> RECORDED INFORMATION
____________________

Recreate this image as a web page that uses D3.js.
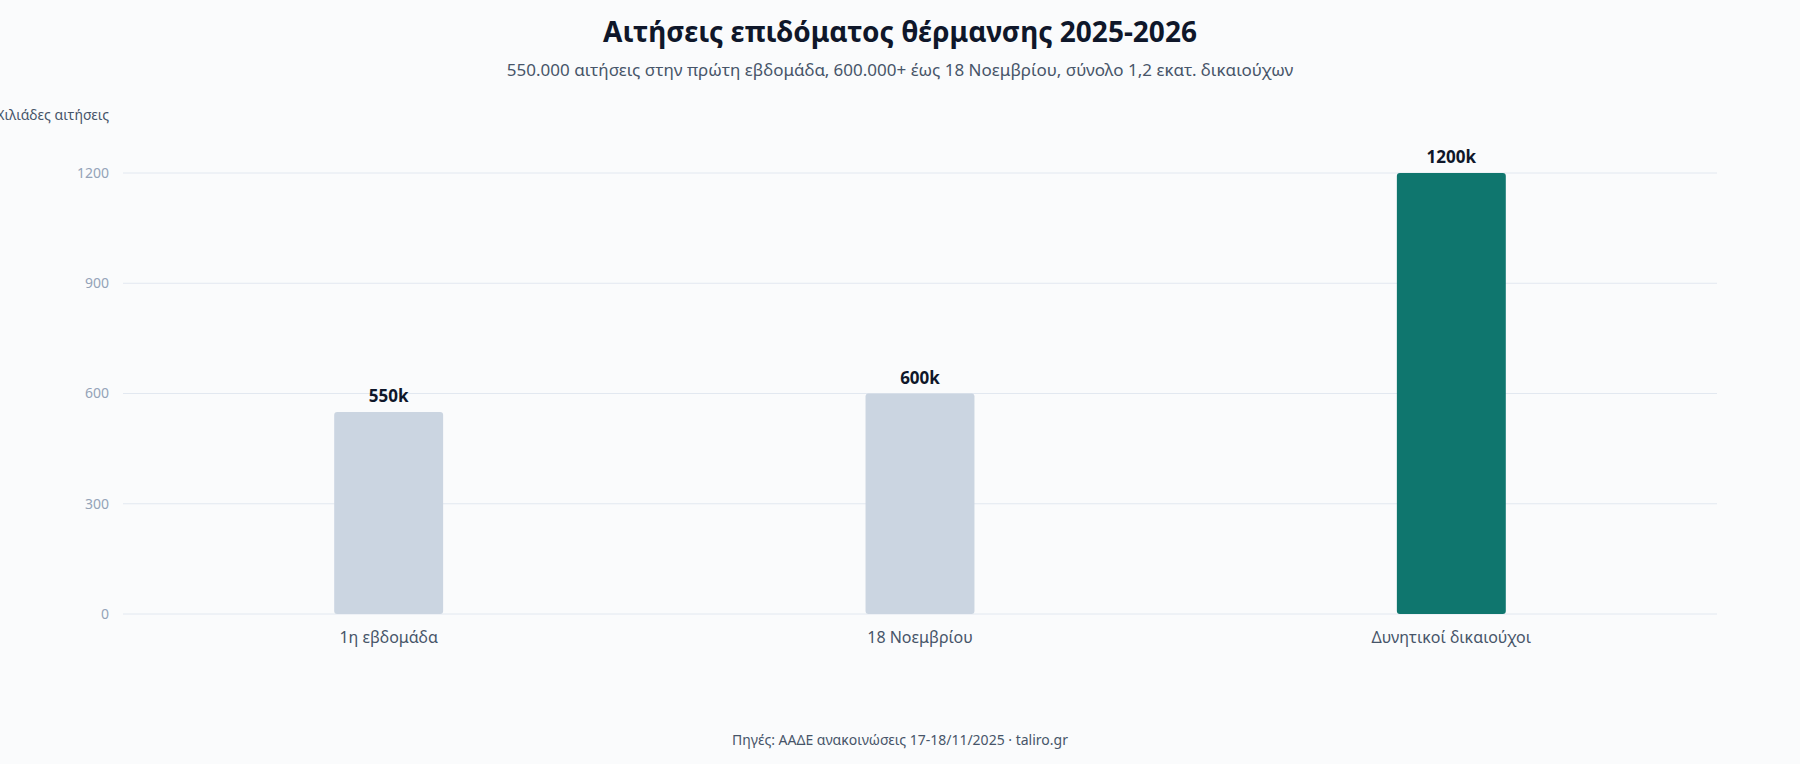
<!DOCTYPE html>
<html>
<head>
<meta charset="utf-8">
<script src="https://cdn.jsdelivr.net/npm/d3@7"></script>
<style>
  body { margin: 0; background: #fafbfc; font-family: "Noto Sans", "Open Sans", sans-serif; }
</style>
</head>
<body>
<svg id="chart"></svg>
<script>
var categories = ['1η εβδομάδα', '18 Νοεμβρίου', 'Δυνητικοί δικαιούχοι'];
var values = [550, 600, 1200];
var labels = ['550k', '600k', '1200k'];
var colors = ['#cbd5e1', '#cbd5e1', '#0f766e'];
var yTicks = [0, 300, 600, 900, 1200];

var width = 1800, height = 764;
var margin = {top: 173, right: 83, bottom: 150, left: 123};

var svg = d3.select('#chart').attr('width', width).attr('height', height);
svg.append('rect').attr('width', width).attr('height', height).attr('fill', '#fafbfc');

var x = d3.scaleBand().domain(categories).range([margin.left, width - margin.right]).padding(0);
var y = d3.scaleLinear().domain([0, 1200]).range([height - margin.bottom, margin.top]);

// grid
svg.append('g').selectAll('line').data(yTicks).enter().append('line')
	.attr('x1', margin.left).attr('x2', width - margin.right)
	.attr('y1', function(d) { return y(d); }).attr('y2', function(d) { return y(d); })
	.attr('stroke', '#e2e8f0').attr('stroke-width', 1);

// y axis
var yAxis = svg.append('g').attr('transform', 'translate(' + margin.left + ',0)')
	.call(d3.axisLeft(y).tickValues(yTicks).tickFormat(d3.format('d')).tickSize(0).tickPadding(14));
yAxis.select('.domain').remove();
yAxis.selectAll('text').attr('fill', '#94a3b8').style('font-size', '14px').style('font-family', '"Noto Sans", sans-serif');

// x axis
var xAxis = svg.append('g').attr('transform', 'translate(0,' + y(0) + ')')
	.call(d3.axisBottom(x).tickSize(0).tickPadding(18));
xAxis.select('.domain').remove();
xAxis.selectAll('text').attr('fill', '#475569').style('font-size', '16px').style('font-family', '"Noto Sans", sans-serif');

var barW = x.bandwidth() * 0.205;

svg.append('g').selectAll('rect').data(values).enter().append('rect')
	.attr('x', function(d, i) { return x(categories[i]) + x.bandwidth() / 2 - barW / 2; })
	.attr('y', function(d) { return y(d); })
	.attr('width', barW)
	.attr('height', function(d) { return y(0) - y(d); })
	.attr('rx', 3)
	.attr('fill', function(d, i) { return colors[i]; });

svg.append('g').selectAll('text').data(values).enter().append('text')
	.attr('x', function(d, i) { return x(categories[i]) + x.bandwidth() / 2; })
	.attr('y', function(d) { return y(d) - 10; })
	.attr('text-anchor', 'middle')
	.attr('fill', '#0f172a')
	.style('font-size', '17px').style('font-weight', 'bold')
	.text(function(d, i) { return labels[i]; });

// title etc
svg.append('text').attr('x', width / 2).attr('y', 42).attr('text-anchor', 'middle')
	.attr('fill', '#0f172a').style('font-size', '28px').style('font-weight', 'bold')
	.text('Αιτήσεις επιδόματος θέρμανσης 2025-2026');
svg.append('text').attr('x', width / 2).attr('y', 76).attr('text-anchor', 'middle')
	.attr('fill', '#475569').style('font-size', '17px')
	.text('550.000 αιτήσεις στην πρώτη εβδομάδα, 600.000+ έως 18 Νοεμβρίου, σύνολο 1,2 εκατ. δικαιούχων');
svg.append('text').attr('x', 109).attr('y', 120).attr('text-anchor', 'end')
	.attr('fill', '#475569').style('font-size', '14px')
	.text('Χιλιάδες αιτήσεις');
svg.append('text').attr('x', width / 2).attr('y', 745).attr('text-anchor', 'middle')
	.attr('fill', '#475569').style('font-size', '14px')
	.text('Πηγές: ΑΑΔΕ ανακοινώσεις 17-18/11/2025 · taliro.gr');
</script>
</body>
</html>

____________________

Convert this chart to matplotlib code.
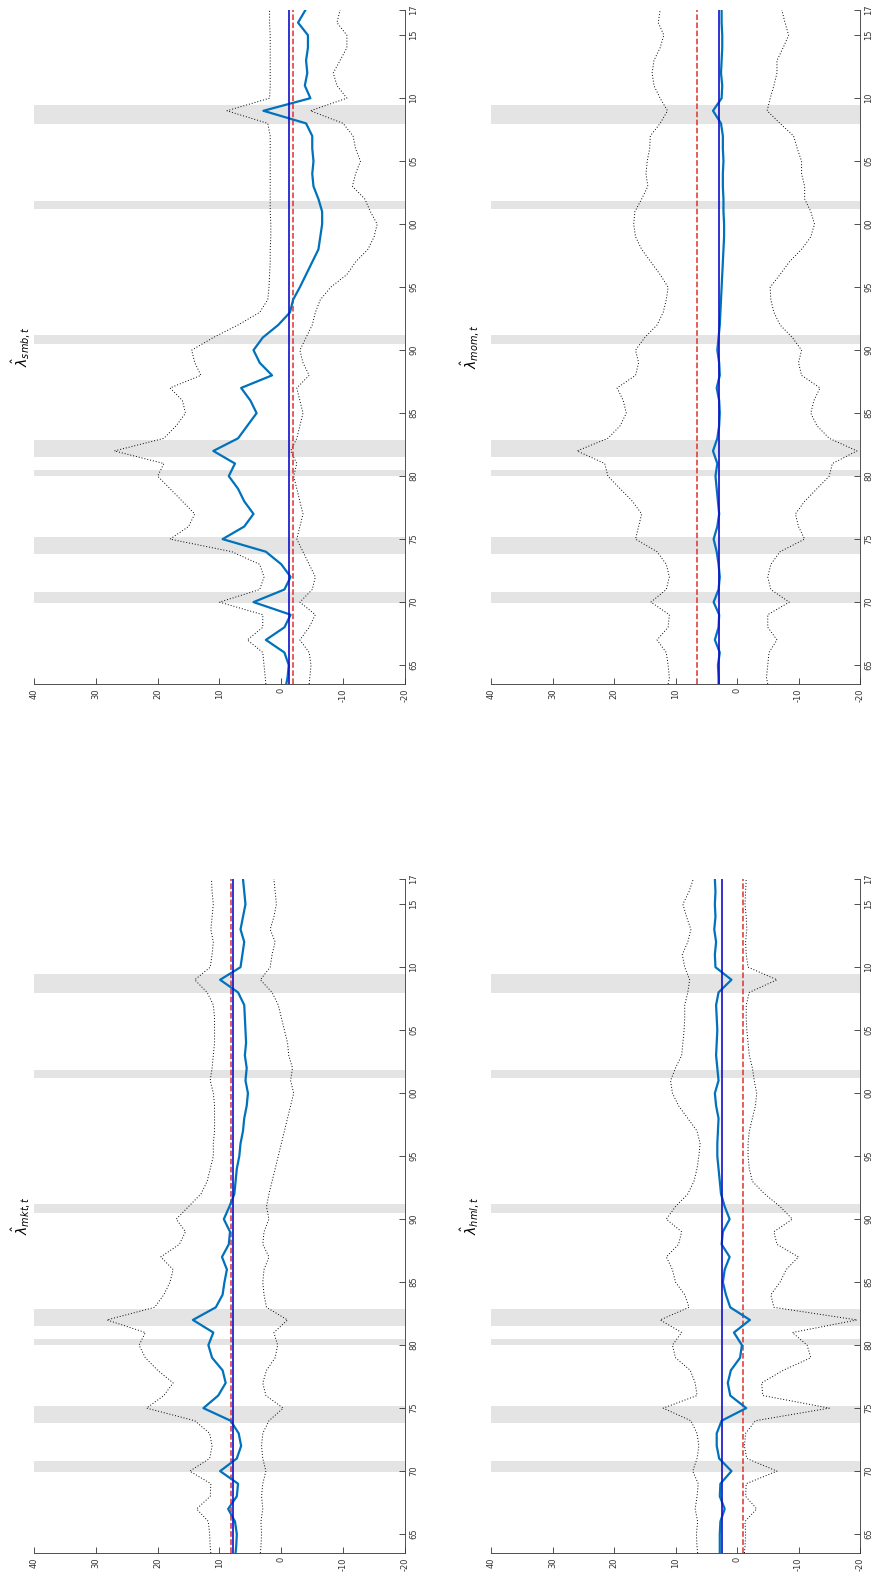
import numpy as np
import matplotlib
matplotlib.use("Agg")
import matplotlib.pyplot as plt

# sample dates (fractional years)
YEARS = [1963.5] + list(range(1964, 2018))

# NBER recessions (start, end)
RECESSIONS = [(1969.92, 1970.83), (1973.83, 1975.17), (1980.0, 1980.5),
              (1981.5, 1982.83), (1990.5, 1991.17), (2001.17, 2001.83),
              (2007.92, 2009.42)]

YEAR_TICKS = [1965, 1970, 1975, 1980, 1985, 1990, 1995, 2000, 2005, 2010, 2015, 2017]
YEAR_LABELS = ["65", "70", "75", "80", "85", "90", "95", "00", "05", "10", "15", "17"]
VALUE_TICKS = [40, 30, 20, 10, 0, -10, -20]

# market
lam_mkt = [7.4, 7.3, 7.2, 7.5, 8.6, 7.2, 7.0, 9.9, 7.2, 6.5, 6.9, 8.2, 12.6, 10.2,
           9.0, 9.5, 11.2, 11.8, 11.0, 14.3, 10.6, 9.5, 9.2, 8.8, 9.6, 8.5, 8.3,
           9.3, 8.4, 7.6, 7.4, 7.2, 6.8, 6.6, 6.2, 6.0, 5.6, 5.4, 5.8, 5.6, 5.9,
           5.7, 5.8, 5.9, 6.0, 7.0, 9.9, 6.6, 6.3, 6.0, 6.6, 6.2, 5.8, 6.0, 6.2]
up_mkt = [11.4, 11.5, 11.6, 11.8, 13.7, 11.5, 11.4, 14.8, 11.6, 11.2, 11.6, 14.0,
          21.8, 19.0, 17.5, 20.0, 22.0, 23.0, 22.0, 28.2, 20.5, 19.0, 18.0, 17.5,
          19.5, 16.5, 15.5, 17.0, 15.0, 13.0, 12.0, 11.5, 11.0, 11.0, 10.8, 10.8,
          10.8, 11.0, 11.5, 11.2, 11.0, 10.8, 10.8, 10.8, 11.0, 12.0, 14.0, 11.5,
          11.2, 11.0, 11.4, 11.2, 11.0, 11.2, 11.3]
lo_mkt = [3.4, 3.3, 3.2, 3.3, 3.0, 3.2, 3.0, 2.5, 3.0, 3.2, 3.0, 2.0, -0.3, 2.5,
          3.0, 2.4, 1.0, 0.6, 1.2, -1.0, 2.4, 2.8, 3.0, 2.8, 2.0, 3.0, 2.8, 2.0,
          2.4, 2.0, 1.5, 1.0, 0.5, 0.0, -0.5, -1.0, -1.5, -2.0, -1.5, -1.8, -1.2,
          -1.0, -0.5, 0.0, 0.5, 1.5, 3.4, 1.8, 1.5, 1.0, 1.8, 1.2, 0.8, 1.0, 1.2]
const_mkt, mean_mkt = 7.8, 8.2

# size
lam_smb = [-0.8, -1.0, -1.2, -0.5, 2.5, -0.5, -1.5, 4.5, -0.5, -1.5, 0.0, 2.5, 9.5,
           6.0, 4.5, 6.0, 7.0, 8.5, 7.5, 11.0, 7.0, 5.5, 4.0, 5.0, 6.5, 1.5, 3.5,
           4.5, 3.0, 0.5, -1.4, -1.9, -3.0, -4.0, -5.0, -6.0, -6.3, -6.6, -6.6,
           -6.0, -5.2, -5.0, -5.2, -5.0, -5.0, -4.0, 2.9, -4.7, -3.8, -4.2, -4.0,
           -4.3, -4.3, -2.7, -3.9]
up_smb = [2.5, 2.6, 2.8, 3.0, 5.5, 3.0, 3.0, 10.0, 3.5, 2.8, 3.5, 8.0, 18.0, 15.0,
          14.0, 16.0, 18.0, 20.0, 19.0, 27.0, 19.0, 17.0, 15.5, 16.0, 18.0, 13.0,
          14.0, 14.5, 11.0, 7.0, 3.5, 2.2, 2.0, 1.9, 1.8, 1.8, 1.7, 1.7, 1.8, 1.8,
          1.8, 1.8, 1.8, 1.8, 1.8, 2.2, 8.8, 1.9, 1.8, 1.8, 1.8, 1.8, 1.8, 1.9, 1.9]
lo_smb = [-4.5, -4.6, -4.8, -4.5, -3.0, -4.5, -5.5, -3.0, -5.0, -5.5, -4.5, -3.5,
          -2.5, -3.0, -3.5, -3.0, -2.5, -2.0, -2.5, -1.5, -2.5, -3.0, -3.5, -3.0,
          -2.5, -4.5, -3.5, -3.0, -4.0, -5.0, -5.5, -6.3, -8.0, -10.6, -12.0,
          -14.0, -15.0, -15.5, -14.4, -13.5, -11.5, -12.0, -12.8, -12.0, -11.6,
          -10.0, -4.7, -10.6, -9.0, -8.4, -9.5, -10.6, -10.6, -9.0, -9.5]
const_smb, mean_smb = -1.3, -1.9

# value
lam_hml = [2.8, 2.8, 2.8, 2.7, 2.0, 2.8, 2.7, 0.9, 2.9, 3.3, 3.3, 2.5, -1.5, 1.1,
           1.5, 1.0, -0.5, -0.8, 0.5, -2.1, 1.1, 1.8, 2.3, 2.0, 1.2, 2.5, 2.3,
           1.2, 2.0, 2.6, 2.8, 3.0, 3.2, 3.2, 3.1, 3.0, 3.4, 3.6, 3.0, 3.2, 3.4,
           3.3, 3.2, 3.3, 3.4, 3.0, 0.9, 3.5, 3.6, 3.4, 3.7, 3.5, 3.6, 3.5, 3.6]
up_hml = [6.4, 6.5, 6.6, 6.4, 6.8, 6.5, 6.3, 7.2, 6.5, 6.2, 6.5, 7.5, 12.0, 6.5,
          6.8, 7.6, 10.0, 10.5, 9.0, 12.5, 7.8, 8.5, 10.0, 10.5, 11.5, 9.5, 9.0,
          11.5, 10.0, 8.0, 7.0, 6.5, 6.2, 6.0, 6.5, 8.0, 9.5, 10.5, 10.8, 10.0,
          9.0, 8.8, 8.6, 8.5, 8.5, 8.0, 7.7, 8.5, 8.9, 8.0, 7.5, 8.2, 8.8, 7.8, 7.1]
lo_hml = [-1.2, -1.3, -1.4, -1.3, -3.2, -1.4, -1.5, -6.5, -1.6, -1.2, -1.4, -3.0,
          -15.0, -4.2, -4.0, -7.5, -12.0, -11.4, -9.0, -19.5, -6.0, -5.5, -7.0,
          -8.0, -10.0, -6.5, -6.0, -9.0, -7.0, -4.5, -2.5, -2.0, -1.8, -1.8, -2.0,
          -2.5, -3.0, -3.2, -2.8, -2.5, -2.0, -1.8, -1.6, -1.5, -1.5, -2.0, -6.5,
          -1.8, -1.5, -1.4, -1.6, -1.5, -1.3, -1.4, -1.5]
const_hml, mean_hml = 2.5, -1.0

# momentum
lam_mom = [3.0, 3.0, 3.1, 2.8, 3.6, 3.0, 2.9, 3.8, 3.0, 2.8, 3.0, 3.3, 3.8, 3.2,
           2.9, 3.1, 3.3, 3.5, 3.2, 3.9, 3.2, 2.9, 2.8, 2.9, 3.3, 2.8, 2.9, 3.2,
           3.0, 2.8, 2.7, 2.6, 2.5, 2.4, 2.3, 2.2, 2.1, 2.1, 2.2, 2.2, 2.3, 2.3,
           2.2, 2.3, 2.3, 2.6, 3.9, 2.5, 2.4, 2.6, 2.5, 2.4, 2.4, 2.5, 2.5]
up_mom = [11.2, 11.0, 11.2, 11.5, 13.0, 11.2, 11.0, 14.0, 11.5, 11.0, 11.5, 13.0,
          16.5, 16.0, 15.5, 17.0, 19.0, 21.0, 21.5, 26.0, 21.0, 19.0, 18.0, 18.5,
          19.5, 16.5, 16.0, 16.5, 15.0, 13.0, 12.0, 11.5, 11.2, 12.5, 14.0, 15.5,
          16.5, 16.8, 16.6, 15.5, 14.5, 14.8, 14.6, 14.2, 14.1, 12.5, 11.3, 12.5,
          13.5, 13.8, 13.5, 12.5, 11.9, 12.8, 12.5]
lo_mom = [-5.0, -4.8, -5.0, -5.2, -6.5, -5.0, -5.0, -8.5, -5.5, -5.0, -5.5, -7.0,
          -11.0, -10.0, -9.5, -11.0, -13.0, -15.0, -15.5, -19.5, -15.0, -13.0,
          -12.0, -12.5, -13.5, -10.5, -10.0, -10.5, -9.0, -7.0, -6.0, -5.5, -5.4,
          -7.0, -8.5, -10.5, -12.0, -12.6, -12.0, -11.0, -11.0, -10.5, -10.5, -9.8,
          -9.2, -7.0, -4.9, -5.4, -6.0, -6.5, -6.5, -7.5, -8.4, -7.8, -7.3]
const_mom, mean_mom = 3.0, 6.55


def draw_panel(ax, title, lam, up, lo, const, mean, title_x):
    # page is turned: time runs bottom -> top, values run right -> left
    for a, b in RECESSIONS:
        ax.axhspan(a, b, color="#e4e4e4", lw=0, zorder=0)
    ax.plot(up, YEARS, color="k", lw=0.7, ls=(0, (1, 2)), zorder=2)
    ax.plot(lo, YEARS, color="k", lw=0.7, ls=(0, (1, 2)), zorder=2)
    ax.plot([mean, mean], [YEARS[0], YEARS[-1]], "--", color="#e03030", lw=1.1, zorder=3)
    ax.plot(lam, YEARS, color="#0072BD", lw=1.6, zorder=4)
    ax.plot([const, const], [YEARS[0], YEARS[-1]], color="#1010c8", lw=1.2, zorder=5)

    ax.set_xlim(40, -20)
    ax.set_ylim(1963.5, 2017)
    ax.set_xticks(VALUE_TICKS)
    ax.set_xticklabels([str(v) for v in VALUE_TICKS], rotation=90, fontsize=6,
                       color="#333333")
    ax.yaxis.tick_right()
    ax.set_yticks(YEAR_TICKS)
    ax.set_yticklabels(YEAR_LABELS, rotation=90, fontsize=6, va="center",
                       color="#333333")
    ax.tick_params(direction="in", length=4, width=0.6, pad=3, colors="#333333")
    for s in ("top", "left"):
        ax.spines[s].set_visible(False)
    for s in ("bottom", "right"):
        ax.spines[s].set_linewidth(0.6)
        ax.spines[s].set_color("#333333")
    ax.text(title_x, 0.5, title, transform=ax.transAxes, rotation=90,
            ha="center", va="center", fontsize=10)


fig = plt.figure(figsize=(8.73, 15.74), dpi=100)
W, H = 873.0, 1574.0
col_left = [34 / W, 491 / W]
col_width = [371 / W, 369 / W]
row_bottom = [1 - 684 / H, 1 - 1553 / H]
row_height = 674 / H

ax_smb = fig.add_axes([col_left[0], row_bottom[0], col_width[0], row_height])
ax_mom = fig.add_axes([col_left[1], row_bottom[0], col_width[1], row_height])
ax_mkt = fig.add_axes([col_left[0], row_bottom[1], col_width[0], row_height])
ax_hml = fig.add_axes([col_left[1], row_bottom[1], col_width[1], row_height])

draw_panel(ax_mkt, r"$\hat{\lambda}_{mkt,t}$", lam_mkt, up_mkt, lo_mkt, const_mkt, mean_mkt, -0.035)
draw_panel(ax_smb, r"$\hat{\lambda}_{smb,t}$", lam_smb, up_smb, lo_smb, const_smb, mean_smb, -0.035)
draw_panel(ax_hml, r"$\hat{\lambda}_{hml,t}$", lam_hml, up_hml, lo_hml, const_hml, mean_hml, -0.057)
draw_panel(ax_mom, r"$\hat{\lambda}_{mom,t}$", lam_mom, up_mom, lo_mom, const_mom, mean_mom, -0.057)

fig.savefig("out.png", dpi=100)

____________________

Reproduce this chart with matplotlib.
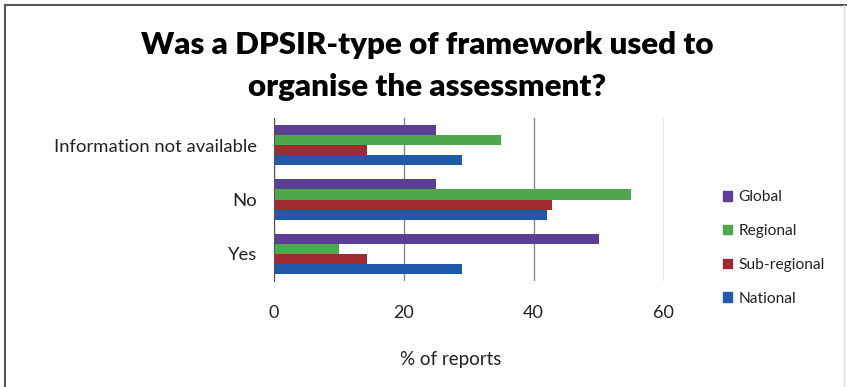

____________________

> WORK REQUIRED
Reply with only the number of lines in the entries that contain the word "matplotlib".

> RESPONSE
5